**Exercise description**
Begin with the first line of the material and write out each line exactly, ending with the line that contains "var wifeMinorHeight = [39,50,40];". Pictures are not part of the copy.

**Given material**
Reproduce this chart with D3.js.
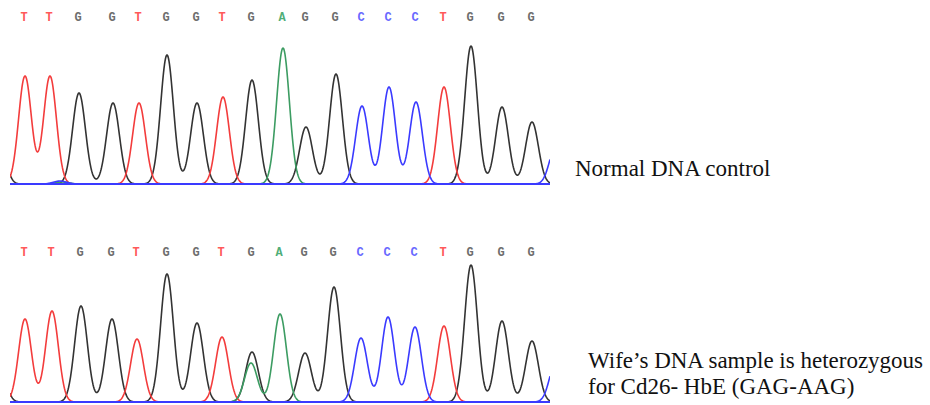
<!DOCTYPE html>
<html>
<head>
<meta charset="utf-8">
<script src="https://cdn.jsdelivr.net/npm/d3@7"></script>
<style>
  body { margin: 0; background: #fff; }
  .caption { font-family: "Liberation Serif", "Times New Roman", serif; font-size: 23px; fill: #111; }
  .base { font-family: "Liberation Mono", "DejaVu Sans Mono", monospace; font-size: 12px; font-weight: bold; }
</style>
</head>
<body>
<div id="chart"></div>
<script>
// Called bases (same for both reads)
var bases = ["T","T","G","G","T","G","G","T","G","A","G","G","C","C","C","T","G","G","G"];

// Normal DNA control: peak positions (scan units) and heights
var normalPos = [15,40,69,103,129,157,187,213,242,273,296,326,352,379,406,434,461,492,522];
var normalHeight = [108,108,91,81,81,129,81,87,104,136,57,110,78,97,82,97,138,77,62];
// small peaks at the edges / noise
var normalMinorBase = ["G","C","A","C"];
var normalMinorPos = [-12,50,52,546];
var normalMinorHeight = [56,3,2,38];

// Wife's sample
var wifePos = [15,42,71,102,127,157,187,212,242,270,295,324,351,378,405,434,461,492,522];
var wifeHeight = [83,91,96,83,63,128,79,65,50,88,49,115,64,85,75,76,137,81,61];
// second (heterozygous) peak under codon 26 G
var wifeMinorBase = ["A","G","C"];
var wifeMinorPos = [241,-12,546];
var wifeMinorHeight = [39,50,40];

var svgWidth = 930;
var svgHeight = 405;

var color = { G: "#333333", T: "#f33c3c", A: "#3c9c62", C: "#3a3aff" };
var letterColor = { G: "#6e6e6e", T: "#ff5a5a", A: "#4fae78", C: "#6a6aff" };
var drawOrder = ["G", "T", "A", "C"];
var sigma = 6.4;

var svg = d3.select("#chart")
    .append("svg")
    .attr("width", svgWidth)
    .attr("height", svgHeight);

// scan position -> pixel
var xScale = d3.scaleLinear().domain([0, 540]).range([10, 550]);
// signal -> pixel offset above baseline
var yScale = d3.scaleLinear().domain([0, 150]).range([0, -150]);

svg.append("defs").append("clipPath")
    .attr("id", "plotClip")
    .append("rect")
    .attr("x", 10).attr("y", -200)
    .attr("width", 540).attr("height", 205);

var panels = [
    { pos: normalPos, height: normalHeight, minorBase: normalMinorBase, minorPos: normalMinorPos, minorHeight: normalMinorHeight, baseline: 184, letterY: 17 },
    { pos: wifePos, height: wifeHeight, minorBase: wifeMinorBase, minorPos: wifeMinorPos, minorHeight: wifeMinorHeight, baseline: 402, letterY: 252 }
];

var samples = d3.range(0, 540.5, 0.5);

panels.forEach(function (p) {
    // collect the peaks per dye
    var peaks = { G: [], T: [], A: [], C: [] };
    bases.forEach(function (b, i) {
        peaks[b].push({ pos: p.pos[i], h: p.height[i] });
    });
    p.minorBase.forEach(function (b, i) {
        peaks[b].push({ pos: p.minorPos[i], h: p.minorHeight[i] });
    });

    var g = svg.append("g")
        .attr("transform", `translate(0, ${p.baseline})`);
    var plot = g.append("g").attr("clip-path", "url(#plotClip)");

    var line = d3.line()
        .x(d => xScale(d[0]))
        .y(d => yScale(d[1]));

    drawOrder.forEach(function (b) {
        var trace = samples.map(function (s) {
            var v = d3.sum(peaks[b], pk => pk.h * Math.exp(-((s - pk.pos) * (s - pk.pos)) / (2 * sigma * sigma)));
            return [s, v];
        });
        plot.append("path")
            .datum(trace)
            .attr("fill", "none")
            .attr("stroke", color[b])
            .attr("stroke-width", 1.6)
            .attr("stroke-linejoin", "round")
            .attr("d", line);
    });

    // blue baseline along the bottom
    plot.append("line")
        .attr("x1", xScale(0)).attr("x2", xScale(540))
        .attr("y1", yScale(0)).attr("y2", yScale(0))
        .attr("stroke", color.C)
        .attr("stroke-width", 1.8);

    // base calls
    svg.append("g").selectAll("text")
        .data(bases)
        .enter()
        .append("text")
        .attr("class", "base")
        .attr("x", (d, i) => xScale(p.pos[i]) - 1)
        .attr("y", p.letterY)
        .attr("dy", "0.35em")
        .attr("text-anchor", "middle")
        .attr("fill", d => letterColor[d])
        .text(d => d);
});

// captions
svg.append("text")
    .attr("class", "caption")
    .attr("x", 575)
    .attr("y", 176)
    .text("Normal DNA control");

var cap2 = svg.append("text")
    .attr("class", "caption")
    .attr("x", 588)
    .attr("y", 368);
cap2.append("tspan").attr("x", 588).text("Wife\u2019s DNA sample is heterozygous");
cap2.append("tspan").attr("x", 588).attr("dy", 26).text("for Cd26- HbE (GAG-AAG)");
</script>
</body>
</html>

**Answer to this exercise**
Reproduce this chart with D3.js.
<!DOCTYPE html>
<html>
<head>
<meta charset="utf-8">
<script src="https://cdn.jsdelivr.net/npm/d3@7"></script>
<style>
  body { margin: 0; background: #fff; }
  .caption { font-family: "Liberation Serif", "Times New Roman", serif; font-size: 23px; fill: #111; }
  .base { font-family: "Liberation Mono", "DejaVu Sans Mono", monospace; font-size: 12px; font-weight: bold; }
</style>
</head>
<body>
<div id="chart"></div>
<script>
// Called bases (same for both reads)
var bases = ["T","T","G","G","T","G","G","T","G","A","G","G","C","C","C","T","G","G","G"];

// Normal DNA control: peak positions (scan units) and heights
var normalPos = [15,40,69,103,129,157,187,213,242,273,296,326,352,379,406,434,461,492,522];
var normalHeight = [108,108,91,81,81,129,81,87,104,136,57,110,78,97,82,97,138,77,62];
// small peaks at the edges / noise
var normalMinorBase = ["G","C","A","C"];
var normalMinorPos = [-12,50,52,546];
var normalMinorHeight = [56,3,2,38];

// Wife's sample
var wifePos = [15,42,71,102,127,157,187,212,242,270,295,324,351,378,405,434,461,492,522];
var wifeHeight = [83,91,96,83,63,128,79,65,50,88,49,115,64,85,75,76,137,81,61];
// second (heterozygous) peak under codon 26 G
var wifeMinorBase = ["A","G","C"];
var wifeMinorPos = [241,-12,546];
var wifeMinorHeight = [39,50,40];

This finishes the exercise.